Toujours en avance sur l’agent pathogène
Des boeufs, des moutons, des chèvres, des lapins, des cochons d’Inde et des souris sont également détenus et examinés à l’IVI. C’est pourquoi les étables des différents niveaux de sécurité peuvent être rapidement adaptées aux diverses espèces. Et le lieu dispose d’enclos extérieurs où vivent actuellement quelques vaches, moutons et chèvres. Non pas pour une expérience, mais uniquement pour des prélèvements occasionnels de sang à des fins de recherche et de tests diagnostiques.
Pour Nicolas Ruggli, l’un des avantages de la recherche à l’IVI est qu’il peut, avec son équipe, y étudier les épizooties sur un hôte réel au lieu d’un modèle animal. «Il arrive un moment où on ne peut pas réduire une maladie qui touche tout un organisme à une seule cellule ou à une souris de laboratoire», note-t-il. Et le savoir acquis dans le cadre des expériences peut être utilisé directement sur leurs patients animaux.
En 2023, l’équipe de l’IVI prévoit de lancer l’étude du virus de Wesselsbron, actuellement répandu en Afrique, qui peut infecter les moutons, les chèvres, les rongeurs et aussi les humains. «Etant donné que l’agent pathogène est principalement transmis par des moustiques, le réchauffement climatique augmente la probabilité de voir cette maladie se répandre aussi chez nous», note le chercheur. «En virologie, nous devons toujours devancer toutes les éventualités, afin d’identifier la menace et de pouvoir y réagir.» Cette stratégie a aussi été payante avec la pandémie de Covid-19: Volker Thiel, virologue à l’IVI et membre de la Task Force Covid-19, avait déjà étudié les coronavirus chez les chats et les porcs bien avant que n’éclate la pandémie. «Nous avions ainsi les connaissances nécessaires pour étudier immédiatement le SARS-CoV-2.»

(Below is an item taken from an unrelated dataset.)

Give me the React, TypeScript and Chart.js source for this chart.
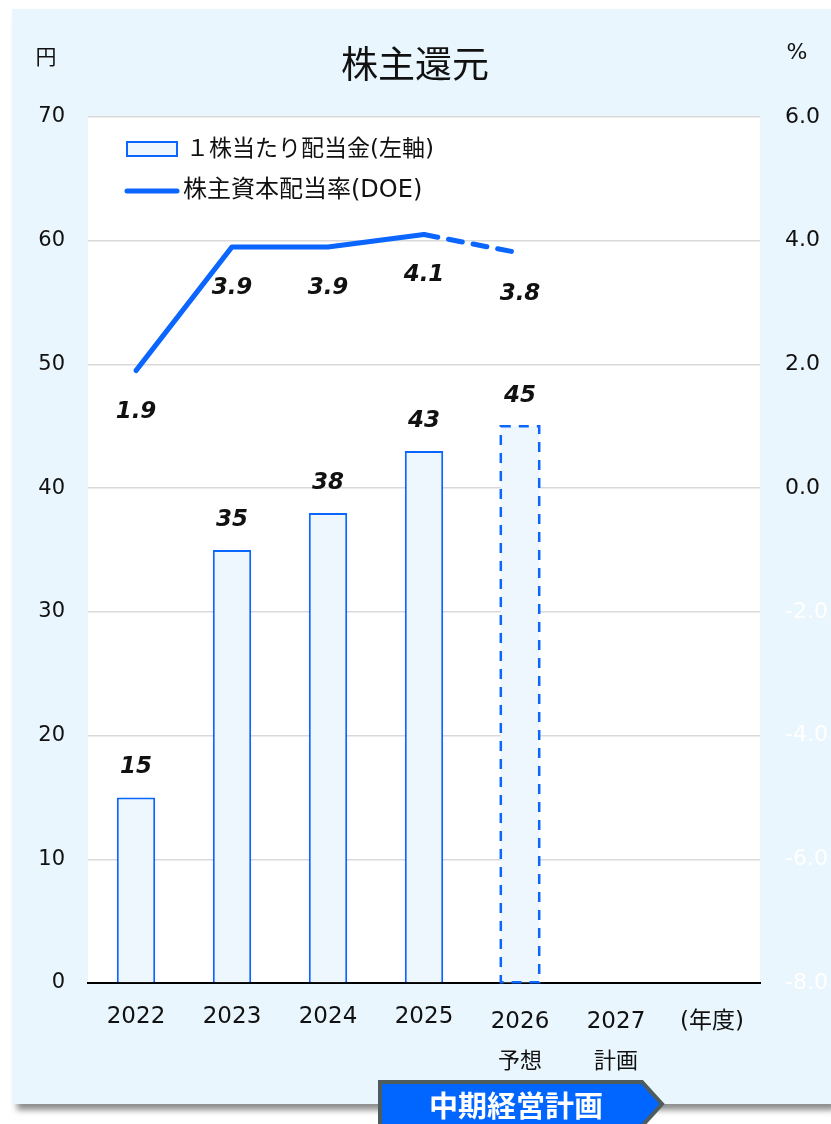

Mais revenons à nos porcs de l’expérience sur la peste porcine africaine. Ils resteront encore en observation à l’IVI pendant quelques mois avant d’être endormis, conformément aux directives éthiques en matière d’expérimentation animale. Ils auront peut-être contribué à sauver la vie de dizaines de milliers de leurs congénères dans le futur.